THE TASK =
Starting at the first line of the listing below, repeat each line up to and including the one containing "(hRes) at (474.5,1585.5)". Leave out pictures.

Source code of charts:
· · ·
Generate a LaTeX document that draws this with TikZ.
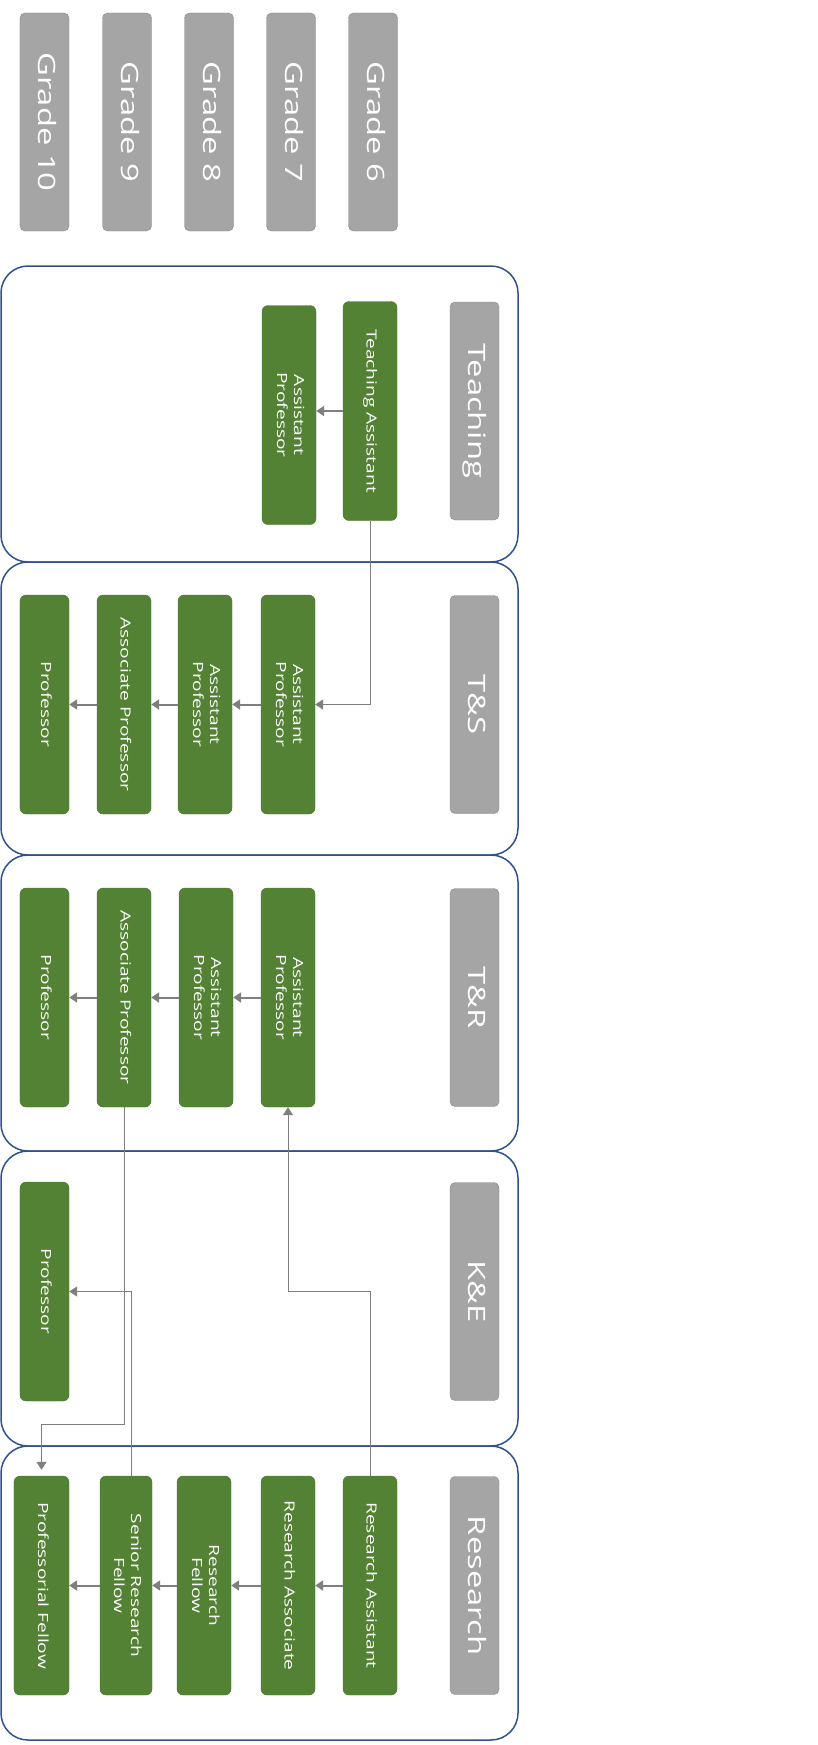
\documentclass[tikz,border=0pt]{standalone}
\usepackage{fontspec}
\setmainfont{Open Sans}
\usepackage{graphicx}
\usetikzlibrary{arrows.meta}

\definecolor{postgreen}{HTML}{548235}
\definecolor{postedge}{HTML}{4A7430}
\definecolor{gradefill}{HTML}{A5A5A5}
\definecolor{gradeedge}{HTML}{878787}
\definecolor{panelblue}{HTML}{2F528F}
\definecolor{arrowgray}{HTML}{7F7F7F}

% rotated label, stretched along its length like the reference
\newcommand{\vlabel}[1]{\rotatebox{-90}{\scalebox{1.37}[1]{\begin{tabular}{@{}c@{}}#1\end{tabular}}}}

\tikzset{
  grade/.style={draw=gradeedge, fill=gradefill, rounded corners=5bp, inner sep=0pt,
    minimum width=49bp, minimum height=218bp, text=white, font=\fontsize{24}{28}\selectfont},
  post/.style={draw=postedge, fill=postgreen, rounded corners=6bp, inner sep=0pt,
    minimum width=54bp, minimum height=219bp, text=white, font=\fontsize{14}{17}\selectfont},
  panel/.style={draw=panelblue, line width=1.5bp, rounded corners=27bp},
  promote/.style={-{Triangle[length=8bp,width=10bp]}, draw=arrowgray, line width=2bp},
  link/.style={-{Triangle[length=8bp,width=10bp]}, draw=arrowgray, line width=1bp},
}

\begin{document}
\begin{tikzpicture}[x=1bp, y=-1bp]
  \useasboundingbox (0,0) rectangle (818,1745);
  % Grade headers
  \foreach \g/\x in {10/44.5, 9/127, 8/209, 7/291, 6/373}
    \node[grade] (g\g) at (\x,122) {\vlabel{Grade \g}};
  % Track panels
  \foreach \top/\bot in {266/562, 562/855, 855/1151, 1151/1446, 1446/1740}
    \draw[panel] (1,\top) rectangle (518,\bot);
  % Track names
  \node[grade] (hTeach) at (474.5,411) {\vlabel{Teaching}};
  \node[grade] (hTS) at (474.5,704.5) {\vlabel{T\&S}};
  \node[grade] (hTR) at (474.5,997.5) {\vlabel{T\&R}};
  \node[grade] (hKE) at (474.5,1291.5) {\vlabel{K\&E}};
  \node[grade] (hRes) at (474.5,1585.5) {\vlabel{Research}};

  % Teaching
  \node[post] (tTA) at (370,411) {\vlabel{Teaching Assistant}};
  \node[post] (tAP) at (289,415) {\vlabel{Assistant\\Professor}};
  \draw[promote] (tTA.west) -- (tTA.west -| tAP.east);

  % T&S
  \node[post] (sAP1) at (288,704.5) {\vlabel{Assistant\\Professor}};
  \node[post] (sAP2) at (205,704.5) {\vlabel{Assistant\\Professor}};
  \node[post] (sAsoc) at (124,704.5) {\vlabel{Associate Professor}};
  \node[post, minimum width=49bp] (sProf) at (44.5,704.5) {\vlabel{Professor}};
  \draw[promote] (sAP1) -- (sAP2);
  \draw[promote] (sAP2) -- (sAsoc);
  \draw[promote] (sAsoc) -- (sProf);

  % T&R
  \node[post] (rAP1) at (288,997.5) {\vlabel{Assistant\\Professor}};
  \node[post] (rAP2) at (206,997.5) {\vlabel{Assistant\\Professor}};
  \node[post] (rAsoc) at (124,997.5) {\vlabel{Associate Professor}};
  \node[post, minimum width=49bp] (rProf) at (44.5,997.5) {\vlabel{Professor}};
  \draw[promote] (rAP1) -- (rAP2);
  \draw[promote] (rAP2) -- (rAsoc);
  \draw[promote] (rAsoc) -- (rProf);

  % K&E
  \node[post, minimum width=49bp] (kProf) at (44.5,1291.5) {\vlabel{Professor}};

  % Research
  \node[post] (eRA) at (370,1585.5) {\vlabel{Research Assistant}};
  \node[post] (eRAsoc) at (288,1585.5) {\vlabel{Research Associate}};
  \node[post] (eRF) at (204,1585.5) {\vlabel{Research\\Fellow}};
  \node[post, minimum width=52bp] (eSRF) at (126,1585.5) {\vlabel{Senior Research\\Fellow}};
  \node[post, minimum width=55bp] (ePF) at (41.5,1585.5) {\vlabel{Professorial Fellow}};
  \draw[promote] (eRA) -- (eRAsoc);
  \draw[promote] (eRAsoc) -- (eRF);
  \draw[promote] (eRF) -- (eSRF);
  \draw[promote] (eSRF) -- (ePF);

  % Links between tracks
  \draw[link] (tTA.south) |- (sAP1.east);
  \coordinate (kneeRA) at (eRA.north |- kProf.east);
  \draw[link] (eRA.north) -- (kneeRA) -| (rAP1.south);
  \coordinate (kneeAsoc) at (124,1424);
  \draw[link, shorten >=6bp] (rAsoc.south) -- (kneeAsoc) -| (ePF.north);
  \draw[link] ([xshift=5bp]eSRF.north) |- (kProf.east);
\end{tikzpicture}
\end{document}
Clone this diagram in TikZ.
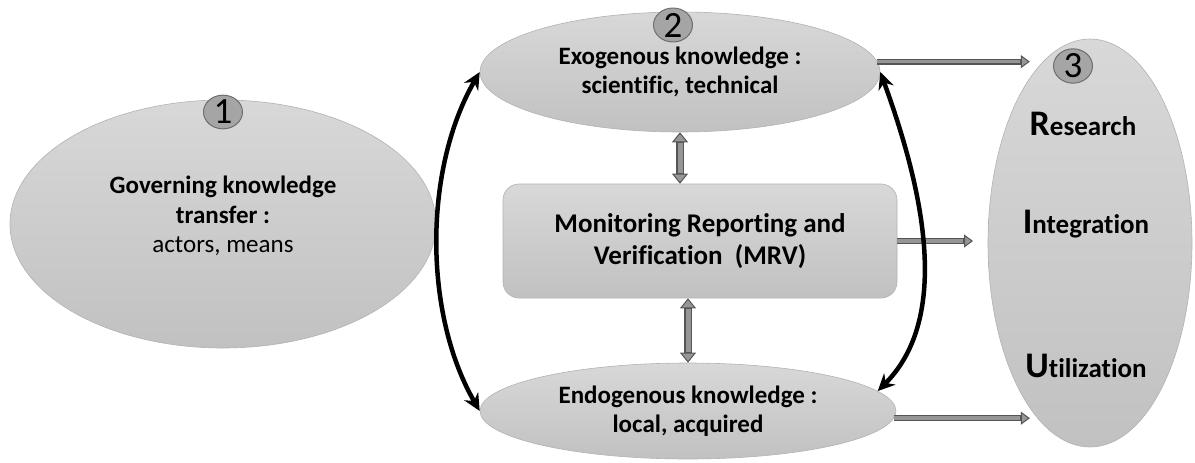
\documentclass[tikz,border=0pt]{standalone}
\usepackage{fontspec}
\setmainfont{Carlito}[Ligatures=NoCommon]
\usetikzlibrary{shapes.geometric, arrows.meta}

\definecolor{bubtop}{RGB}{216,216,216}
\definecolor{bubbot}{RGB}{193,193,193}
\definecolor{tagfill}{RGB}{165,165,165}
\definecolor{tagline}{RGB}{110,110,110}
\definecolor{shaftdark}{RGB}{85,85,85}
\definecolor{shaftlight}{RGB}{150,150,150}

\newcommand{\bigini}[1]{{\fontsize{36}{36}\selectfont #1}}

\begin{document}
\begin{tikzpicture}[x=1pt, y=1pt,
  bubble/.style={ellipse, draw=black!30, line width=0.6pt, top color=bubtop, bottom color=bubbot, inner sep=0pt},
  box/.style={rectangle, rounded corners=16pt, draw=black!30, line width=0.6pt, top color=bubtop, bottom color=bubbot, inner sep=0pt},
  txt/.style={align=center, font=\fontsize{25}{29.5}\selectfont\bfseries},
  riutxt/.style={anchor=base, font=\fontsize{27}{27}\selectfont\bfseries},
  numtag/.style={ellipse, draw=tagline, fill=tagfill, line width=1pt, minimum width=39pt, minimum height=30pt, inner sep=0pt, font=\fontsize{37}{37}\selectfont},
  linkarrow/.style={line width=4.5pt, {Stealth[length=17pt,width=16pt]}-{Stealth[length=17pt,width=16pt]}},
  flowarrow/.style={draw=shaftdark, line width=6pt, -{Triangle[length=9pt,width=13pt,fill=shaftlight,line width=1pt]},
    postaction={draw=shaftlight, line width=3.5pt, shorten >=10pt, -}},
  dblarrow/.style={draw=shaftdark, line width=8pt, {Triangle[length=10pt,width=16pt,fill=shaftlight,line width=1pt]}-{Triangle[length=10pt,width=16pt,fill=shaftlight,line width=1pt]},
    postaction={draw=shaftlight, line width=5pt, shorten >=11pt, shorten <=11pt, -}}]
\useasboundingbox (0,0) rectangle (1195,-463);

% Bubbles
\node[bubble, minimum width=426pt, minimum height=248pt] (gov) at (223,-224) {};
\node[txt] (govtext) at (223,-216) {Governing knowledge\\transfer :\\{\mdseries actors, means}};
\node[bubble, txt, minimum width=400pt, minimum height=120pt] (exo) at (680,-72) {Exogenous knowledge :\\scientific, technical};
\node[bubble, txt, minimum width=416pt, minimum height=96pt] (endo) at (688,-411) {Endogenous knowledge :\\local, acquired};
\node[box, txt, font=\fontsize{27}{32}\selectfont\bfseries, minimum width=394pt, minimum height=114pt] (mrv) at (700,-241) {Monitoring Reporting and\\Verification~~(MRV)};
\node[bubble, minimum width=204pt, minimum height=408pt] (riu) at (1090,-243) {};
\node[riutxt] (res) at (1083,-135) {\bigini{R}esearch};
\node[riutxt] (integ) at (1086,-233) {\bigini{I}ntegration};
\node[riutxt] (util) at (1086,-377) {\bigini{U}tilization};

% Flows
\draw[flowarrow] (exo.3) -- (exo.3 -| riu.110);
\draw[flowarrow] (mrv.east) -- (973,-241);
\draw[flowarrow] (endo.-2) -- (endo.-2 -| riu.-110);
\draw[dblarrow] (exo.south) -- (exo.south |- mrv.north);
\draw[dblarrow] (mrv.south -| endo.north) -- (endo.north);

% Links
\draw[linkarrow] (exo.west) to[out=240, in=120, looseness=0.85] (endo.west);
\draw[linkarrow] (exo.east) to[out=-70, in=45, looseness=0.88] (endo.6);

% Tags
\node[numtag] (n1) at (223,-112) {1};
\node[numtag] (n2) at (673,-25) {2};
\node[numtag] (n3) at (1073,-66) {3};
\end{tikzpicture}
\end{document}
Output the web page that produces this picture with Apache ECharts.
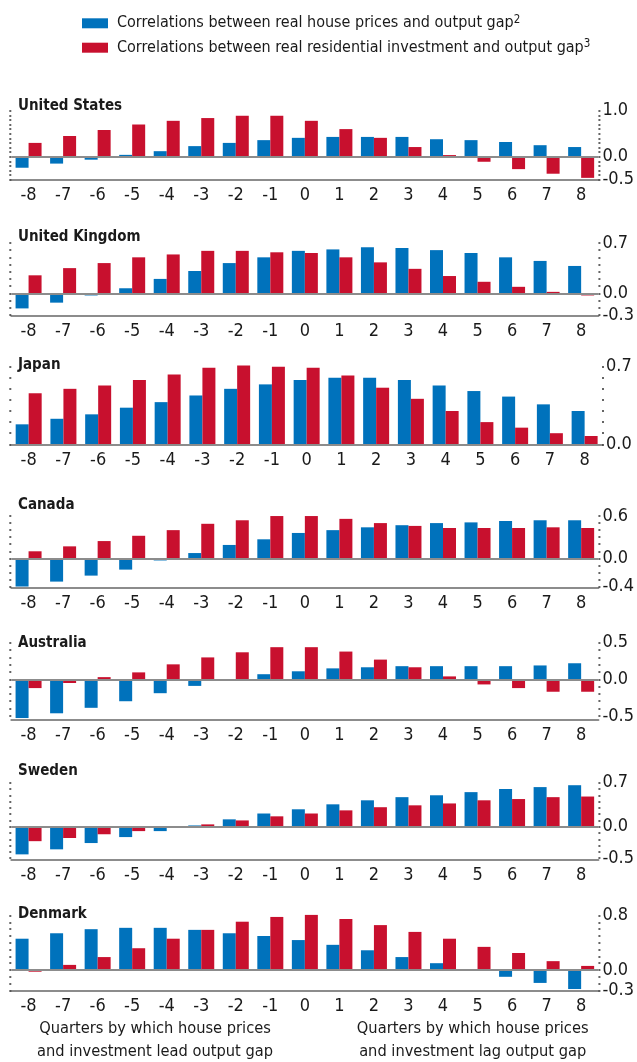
· · ·
THE OUTPUT =
Generate a LaTeX document that draws this with TikZ.
\documentclass[tikz,border=0pt]{standalone}
\usepackage{fontspec}
\setmainfont{Open Sans}
\usepackage{graphicx}
\usetikzlibrary{arrows.meta}

\definecolor{postgreen}{HTML}{548235}
\definecolor{postedge}{HTML}{4A7430}
\definecolor{gradefill}{HTML}{A5A5A5}
\definecolor{gradeedge}{HTML}{878787}
\definecolor{panelblue}{HTML}{2F528F}
\definecolor{arrowgray}{HTML}{7F7F7F}

% rotated label, stretched along its length like the reference
\newcommand{\vlabel}[1]{\rotatebox{-90}{\scalebox{1.37}[1]{\begin{tabular}{@{}c@{}}#1\end{tabular}}}}

\tikzset{
  grade/.style={draw=gradeedge, fill=gradefill, rounded corners=5bp, inner sep=0pt,
    minimum width=49bp, minimum height=218bp, text=white, font=\fontsize{24}{28}\selectfont},
  post/.style={draw=postedge, fill=postgreen, rounded corners=6bp, inner sep=0pt,
    minimum width=54bp, minimum height=219bp, text=white, font=\fontsize{14}{17}\selectfont},
  panel/.style={draw=panelblue, line width=1.5bp, rounded corners=27bp},
  promote/.style={-{Triangle[length=8bp,width=10bp]}, draw=arrowgray, line width=2bp},
  link/.style={-{Triangle[length=8bp,width=10bp]}, draw=arrowgray, line width=1bp},
}

\begin{document}
\begin{tikzpicture}[x=1bp, y=-1bp]
  \useasboundingbox (0,0) rectangle (818,1745);
  % Grade headers
  \foreach \g/\x in {10/44.5, 9/127, 8/209, 7/291, 6/373}
    \node[grade] (g\g) at (\x,122) {\vlabel{Grade \g}};
  % Track panels
  \foreach \top/\bot in {266/562, 562/855, 855/1151, 1151/1446, 1446/1740}
    \draw[panel] (1,\top) rectangle (518,\bot);
  % Track names
  \node[grade] (hTeach) at (474.5,411) {\vlabel{Teaching}};
  \node[grade] (hTS) at (474.5,704.5) {\vlabel{T\&S}};
  \node[grade] (hTR) at (474.5,997.5) {\vlabel{T\&R}};
  \node[grade] (hKE) at (474.5,1291.5) {\vlabel{K\&E}};
  \node[grade] (hRes) at (474.5,1585.5) {\vlabel{Research}};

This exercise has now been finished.